• _Task to complete_: Reply with one number only, the count of lines holding the string "chart".

########

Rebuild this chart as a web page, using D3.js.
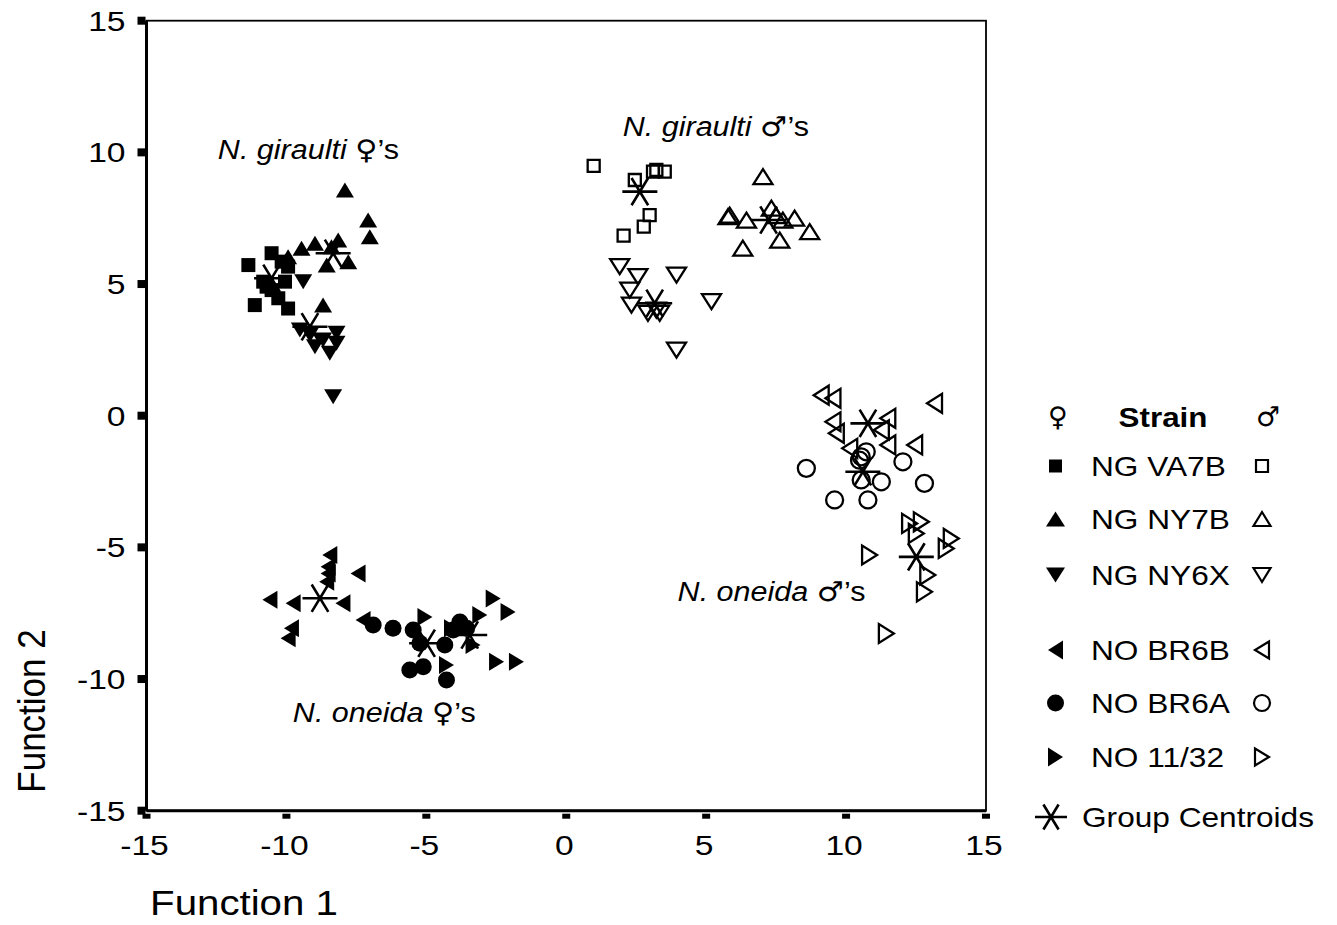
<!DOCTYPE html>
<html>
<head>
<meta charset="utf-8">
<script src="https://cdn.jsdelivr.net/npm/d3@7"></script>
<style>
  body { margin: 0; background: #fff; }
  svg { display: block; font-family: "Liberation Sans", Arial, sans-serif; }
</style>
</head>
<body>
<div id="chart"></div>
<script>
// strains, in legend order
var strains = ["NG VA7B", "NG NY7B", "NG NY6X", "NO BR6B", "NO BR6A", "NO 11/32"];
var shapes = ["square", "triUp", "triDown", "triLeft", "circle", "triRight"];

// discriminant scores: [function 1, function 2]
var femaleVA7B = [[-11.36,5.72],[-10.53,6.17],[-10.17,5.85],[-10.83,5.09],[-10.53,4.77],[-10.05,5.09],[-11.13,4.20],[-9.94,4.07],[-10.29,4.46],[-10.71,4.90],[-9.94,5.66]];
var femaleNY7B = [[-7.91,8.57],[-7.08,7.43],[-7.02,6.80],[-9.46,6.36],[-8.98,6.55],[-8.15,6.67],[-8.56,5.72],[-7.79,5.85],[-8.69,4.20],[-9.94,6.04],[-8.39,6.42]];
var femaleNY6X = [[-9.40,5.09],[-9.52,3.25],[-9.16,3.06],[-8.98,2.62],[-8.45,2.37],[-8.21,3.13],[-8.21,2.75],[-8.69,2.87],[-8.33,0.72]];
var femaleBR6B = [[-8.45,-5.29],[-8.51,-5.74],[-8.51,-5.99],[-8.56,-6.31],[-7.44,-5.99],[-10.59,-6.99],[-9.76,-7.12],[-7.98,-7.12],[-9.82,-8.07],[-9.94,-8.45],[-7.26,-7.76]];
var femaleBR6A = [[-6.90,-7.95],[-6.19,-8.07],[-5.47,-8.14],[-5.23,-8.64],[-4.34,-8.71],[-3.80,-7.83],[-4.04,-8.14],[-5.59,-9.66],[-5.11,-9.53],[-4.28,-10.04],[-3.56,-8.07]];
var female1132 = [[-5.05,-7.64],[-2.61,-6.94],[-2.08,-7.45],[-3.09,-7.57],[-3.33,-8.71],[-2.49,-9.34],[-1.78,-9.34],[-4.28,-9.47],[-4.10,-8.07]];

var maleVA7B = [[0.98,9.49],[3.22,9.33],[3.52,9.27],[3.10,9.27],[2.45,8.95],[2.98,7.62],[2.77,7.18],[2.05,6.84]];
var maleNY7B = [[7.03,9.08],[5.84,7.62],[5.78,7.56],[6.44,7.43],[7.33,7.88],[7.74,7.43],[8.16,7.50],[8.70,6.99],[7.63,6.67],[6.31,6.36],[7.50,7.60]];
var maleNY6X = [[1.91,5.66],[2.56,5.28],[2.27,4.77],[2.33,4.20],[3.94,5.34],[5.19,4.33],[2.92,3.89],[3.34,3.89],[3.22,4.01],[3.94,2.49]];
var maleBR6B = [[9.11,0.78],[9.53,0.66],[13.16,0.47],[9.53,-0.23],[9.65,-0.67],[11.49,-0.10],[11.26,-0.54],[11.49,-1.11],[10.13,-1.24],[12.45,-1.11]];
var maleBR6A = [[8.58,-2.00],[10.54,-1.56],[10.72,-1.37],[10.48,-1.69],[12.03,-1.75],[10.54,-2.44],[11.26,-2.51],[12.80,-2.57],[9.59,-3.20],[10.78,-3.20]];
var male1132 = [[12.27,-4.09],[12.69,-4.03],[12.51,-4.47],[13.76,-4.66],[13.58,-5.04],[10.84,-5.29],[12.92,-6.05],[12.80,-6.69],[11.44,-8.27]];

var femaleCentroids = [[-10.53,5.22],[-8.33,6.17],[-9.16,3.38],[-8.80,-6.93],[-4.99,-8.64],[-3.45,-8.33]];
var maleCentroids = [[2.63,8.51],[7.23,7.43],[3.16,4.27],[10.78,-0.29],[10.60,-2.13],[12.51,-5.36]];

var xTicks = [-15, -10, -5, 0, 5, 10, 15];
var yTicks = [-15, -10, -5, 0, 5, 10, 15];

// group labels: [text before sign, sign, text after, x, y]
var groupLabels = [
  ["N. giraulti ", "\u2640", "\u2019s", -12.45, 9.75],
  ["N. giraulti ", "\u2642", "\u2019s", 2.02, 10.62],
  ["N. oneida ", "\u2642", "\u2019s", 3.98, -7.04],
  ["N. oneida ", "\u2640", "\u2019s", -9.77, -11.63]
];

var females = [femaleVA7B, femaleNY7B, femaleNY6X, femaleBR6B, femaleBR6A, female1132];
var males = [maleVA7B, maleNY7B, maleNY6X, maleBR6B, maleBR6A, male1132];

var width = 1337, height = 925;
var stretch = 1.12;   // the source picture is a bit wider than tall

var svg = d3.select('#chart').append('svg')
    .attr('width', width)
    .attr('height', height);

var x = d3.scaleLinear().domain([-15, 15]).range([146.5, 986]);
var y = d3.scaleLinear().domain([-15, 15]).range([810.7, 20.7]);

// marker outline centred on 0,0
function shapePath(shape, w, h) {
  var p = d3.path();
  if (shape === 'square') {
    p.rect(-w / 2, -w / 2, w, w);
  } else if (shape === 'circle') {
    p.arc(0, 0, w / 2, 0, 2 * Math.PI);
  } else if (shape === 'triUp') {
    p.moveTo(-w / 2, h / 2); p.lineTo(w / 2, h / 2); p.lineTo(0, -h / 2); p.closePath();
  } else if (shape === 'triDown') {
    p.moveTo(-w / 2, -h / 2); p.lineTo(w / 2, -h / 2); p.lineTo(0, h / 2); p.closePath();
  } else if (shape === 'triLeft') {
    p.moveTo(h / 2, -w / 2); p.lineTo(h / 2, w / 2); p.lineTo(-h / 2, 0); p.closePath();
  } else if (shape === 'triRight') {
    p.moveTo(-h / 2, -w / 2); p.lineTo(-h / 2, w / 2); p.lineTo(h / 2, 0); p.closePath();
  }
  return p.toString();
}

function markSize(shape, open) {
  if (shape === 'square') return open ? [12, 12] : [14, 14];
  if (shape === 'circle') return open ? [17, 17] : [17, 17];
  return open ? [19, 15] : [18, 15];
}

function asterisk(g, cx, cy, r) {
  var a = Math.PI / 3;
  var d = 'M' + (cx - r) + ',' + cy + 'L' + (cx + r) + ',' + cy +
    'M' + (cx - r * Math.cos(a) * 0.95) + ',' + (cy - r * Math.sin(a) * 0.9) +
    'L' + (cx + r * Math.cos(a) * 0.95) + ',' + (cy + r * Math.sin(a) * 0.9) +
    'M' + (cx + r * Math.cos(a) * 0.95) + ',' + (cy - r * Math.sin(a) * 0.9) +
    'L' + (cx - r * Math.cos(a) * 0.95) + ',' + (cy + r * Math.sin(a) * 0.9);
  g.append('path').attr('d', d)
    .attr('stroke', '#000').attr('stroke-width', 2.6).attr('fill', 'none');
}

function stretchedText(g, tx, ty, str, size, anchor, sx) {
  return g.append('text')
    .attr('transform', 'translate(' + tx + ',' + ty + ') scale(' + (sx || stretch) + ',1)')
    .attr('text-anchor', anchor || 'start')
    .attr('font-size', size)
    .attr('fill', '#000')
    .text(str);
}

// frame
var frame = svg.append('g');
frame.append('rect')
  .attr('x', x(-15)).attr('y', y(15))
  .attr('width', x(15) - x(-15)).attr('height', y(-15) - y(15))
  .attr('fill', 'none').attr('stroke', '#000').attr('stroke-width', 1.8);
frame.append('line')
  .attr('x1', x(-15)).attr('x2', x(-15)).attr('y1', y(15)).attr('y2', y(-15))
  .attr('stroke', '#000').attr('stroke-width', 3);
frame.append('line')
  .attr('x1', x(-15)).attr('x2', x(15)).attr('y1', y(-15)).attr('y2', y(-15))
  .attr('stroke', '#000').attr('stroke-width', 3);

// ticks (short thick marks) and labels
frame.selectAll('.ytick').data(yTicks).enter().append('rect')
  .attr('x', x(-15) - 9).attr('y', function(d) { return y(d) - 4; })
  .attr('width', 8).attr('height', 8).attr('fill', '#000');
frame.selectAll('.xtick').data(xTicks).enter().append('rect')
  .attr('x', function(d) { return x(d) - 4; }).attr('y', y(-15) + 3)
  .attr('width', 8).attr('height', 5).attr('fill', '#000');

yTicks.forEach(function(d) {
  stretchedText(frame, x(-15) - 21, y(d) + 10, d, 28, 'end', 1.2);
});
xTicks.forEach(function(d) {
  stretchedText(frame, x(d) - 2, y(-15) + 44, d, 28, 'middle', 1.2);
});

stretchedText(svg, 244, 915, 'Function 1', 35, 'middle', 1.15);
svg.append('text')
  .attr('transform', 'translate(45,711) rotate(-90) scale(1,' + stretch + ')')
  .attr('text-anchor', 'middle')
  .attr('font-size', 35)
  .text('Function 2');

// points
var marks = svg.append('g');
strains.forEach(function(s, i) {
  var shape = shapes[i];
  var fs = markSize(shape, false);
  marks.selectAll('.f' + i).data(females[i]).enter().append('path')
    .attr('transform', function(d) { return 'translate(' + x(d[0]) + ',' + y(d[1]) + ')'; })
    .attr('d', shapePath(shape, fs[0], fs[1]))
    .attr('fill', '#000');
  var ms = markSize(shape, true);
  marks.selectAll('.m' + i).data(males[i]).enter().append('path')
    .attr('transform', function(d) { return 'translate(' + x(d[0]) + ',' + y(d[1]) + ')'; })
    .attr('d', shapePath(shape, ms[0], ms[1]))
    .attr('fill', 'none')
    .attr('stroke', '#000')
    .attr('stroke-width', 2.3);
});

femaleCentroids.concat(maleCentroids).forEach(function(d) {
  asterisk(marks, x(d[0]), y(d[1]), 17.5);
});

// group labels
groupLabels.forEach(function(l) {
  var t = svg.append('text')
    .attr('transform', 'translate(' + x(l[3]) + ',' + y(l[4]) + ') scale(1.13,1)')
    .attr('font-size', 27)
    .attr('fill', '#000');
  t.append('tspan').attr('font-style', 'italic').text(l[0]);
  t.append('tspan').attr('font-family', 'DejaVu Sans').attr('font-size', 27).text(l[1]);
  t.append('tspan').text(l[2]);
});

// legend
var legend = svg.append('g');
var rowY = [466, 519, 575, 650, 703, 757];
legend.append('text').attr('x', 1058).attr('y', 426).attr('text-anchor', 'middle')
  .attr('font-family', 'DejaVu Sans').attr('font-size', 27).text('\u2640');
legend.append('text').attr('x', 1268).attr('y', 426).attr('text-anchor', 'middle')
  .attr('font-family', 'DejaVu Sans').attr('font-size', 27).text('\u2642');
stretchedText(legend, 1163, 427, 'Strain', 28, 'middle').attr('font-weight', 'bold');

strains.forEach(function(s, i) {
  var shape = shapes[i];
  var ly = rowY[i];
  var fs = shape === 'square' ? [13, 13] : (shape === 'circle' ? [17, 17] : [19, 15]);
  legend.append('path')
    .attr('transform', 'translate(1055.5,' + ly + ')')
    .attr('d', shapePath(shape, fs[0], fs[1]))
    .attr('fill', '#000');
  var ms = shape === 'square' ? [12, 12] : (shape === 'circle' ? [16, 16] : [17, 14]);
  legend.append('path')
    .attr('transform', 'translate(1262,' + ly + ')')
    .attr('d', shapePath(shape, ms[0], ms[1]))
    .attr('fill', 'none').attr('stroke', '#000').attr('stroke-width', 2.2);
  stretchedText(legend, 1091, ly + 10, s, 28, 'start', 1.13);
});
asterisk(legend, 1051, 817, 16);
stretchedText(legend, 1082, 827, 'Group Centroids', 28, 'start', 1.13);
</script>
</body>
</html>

########

• _Output_: 3